Ollivier Dyens is an artist, an essayist and a poet. In 2000, he published Chair et Métal (Metal and Flesh) a book that examines today's cultural and technological evolution. The French version is distributed by Les Éditions VLB in Montreal, while the English one is handled by MIT Press. Chair et Métal won the award for Best Essay from the Société des écrivains canadiens. Ollivier Dyens is also the founder of Feux chalins, the only French literary magazine in Nova Scotia, and Metal and Flesh an online magazine the examines the human-machine society we live in
Metal and Flesh (the book): For more than 3,000 years, humans have explored uncharted geographic and spiritual realms. Present-day explorers face new territories born from the coupling of living tissue and metal, strange lifeforms that are intelligent but unconscious, neither completely alive nor dead. Our bodies are now made of machines, images, and information. We are becoming cultural bodies in a world inhabited by cyborgs, clones, genetically modified animals, and innumerable species of human/information symbionts. Ollivier Dyens's Metal and Flesh is about two closely related phenomena: the technologically induced transformation of our perceptions of the world and the emergence of a cultural biology. Culture, according to Dyens, is taking control of the biosphere. Focusing on the twentieth century--which will be remembered as the century in which the living body was blurred, molded, and transformed by technology and culture--Dyens ruminates on the undeniable and irreversible human/machine entanglement that is changing the very nature of our lives.

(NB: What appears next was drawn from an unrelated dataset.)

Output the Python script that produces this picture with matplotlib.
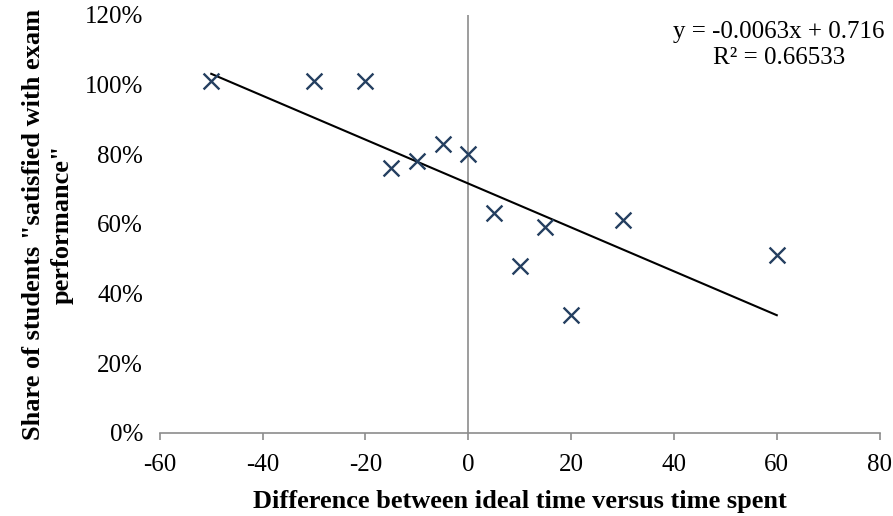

The Metal and Flesh website's main concern is to examine, conceptually but also artistically and visually, the many different forms of human thoughts in an age of machines. We, at Metal and Flesh, strongly believe that a new media demands both a new language and a new narrative. So far Metal and Flesh has published articles by Noam Chomsky, Bruce Sterling, Pierre Lévy, Mark Dery, Philippe Quéau, Hervé Fischer, Hugo de Garis, Joel de Rosnay, Cripsin Sartwell, Steve Jones and others And has presented Netart artwork by Melinda Rackham, Catherine Ikam, Oliver Hockenhull, Diana Domingues, Christina McPhee, Joseph Netchvatal, David Johnston and others.